もっとも蟹江は以前より、悪役も善人役も、シリアスな役もコミカルな役もこなし、その演技の幅の広さには定評があった。たとえば1979年には、日活ロマンポルノ『天使のはらわた 赤い教室』(曽根中生監督、石井隆原作)と、柳町光男監督の劇映画デビュー作『十九歳の地図』(中上健次原作)と、まったく毛色の異なる作品に出演している。前者ではブルーフィルムで見た女を追い求める、夢想家タイプのポルノ出版社の社長を演じたかと思えば、後者では、若者に交じって新聞販売店に住みこむ“愚図な三十男”を演じた。
「性格俳優」「名バイプレイヤー」など、蟹江を評する言葉は色々あるが、じつは当の本人はそうしたレッテル貼りを拒んだ。《どんな役でもやれるけど、でも、何をやっても「蟹江らしいね」と言われる俳優。そんな存在を目指して、この40年間やってきたつもりです》(『婦人公論』2005年9月22日号)とは、前出の『MAZE』の公開直前のインタビューでの発言である。
べつのインタビューでは、主役と脇役で演技の違いについて聞かれ、「変わらない」と即座に答えたうえ、「自分が出るシーンは自分が主役」と断言している(『現代』1986年4月号)。
内気な少年を芝居が変えた
そんな蟹江だが、もともとは他人とほとんどしゃべれない内向的な少年だったらしい。少しは外で遊んできなさいと母親に言われて、たまに友達の家へ誘いに行っても、大きな声が出せず結局そのまま家に帰ってくるということもあったそうだ。それが、男子だけの工業高校に入るとしだいに殻を破り、変わっていく。
決定的だったのは、高校2年生のとき、ひょんなことから卒業生を送る謝恩会で芝居に出演したことだ。学校生活をパロディ風にした芝居で、先生の役を演じたところ、それがすごくウケてしまったという。
《自分の一挙一動に大勢の人が拍手をくれたり、会場が笑いの渦と化したり。それはもう、それまでの人生では経験したことのない、たまらない快感で、「俺には演技の道しかない!」とその場で思い込んでしまったんですね》(『婦人公論』2005年9月22日号)
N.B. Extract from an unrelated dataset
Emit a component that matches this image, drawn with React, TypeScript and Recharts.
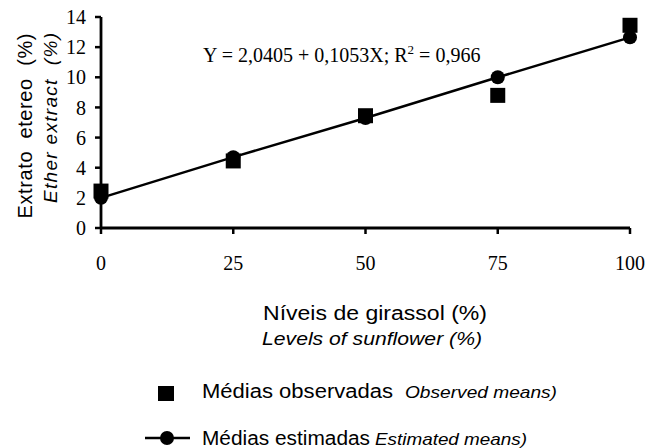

突如湧きあがった演じたいという気持ちは収まらず、工業高校をやめて、演劇部のある普通科の定時制高校に転校したほどだった。結局高校にはトータルで4年間通った。1964年に卒業後は、シナリオライターや映画監督にもなりたくて大学に進んで勉強するかどうか迷ったが、何としても早くそういう世界に入りたいとの欲望が勝り、劇団「青俳」に入団する。
蜷川幸雄の初演出作品で主演
青俳の9年先輩には蜷川幸雄がいた。蟹江によれば、青俳の入団試験を受けたとき、劇団内では「あいつはダメだ」という意見が多数だったのを「面白いから入れよう」と推してくれたのが蜷川だったらしい(『週刊ポスト』2014年1月17日)。
のちに国際的な舞台演出家となる蜷川だが、もともとは俳優として劇団に入った。彼が初めて演出を手がけたのは1967年、ドイツの劇作家の戯曲や詩を下敷きにした『ヴォルフガング・ボルヒェルトの作品からの九章』と題する作品だった。劇団の稽古場にて、劇団員と親しい人だけを呼んで上演されたこの芝居で、蟹江は主演を務めている。
このとき蟹江は映画出演のオファーを受けていたにもかかわらず、「キンちゃん(蜷川のあだ名)とやりたいから」と芝居のほうを選んだ。蜷川は、「ああ、蟹江ひとりいれば芝居はできる」と思ったという(蜷川幸雄『演劇の力』)。